Nous terminons ces quelques lignes sur le recours en habeas corpus tout en attirant votre attention sur le fait que la personne victime d’arrestation ou de détention illégale a le droit d’exercer un recours en réparation contre l’État et d’engager la responsabilité pénale de l’agent exécutant ou de l’autorité auteure de l’arrestation ou de la détention. Ce droit est consacré par l’article 27 de la constitution qui dispose que : « Toutes violations des dispositions relatives à la liberté individuelle sont des actes arbitraires. Les personnes lésées peuvent, sans autorisation préalable, se référer aux tribunaux compétents pour poursuivre les auteurs et les exécuteurs de ces actes arbitraires quelles que soient leurs qualités et à quelque corps qu’ils appartiennent ».

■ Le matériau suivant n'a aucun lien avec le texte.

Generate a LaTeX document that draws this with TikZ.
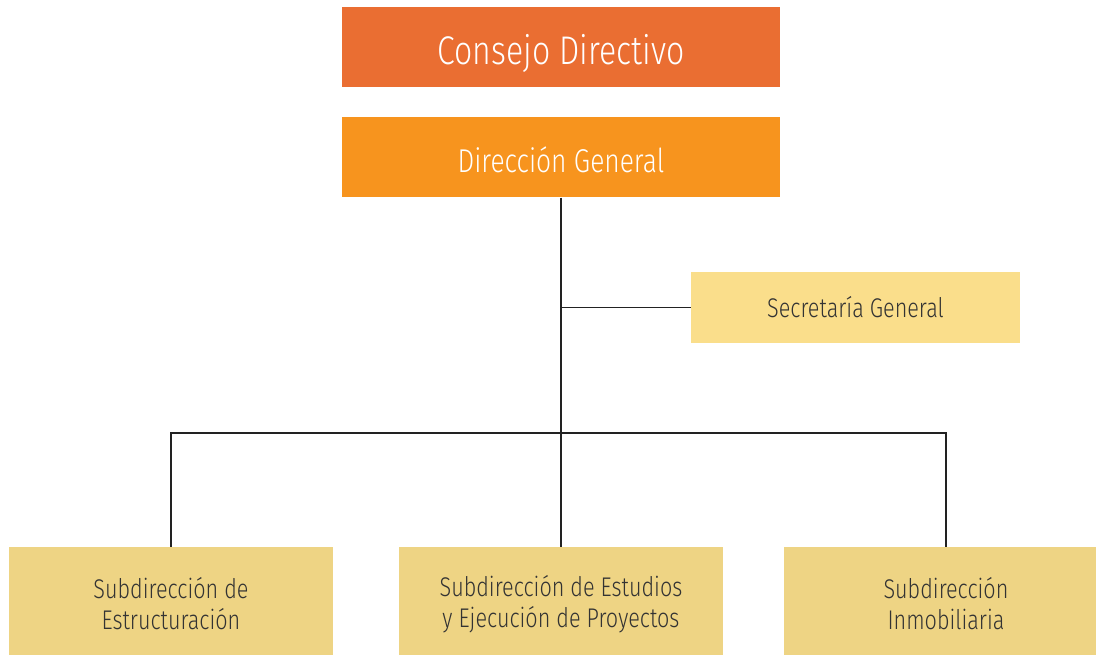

Le droit à réparation des personnes victimes d’une arrestation ou d’une détention arbitraire est aussi reconnu par l’article 9 paragraphe 5 du pacte international relatif aux droits civils et politiques qui stipule que : « Tout individu victime d’arrestation ou de détention illégale a droit à réparation ».

Wando SAINT-VILLIER, Magistrat

Président de l’Association professionnelle des magistrats


[1].- Michel Fromont: La justice constitutionnelle dans le monde, éd Dalloz, Paris, France, 1996.

[2].- Lexique des termes juridique, 15ème édition, Dalloz, Paris, France, 1999, P.270.

[3] . – Site de recherche: google.

[4].- Article 276-2 de la constitution: « Les traits ou accords internationaux, une fois sanctionnés et ratifiés dans les formes prévues par la constitution, font partie de la législation du pays et abrogent toutes les lois qui leur sont contraires ».

[5] .- La procédure en habeas corpus, Me Léon SAINT-LOUIS, fascicule, EMA, Août 2011.

[6].- Ibid.

[7].- Ibid.

[8] .- La Cour suprême du Costa-Rica a, par exemple, jugé que le recours en habeas corpus doit être admis à n’importe quelle étape du procès pénal, dès lors que les garanties du procès équitable n’ont pas été respectées.

[9] .- Article 26.2 de la constitution : « […] cette décision est exécutoire sur minute nonobstant appel, pourvoi en cassation ou défense d’exécuter ».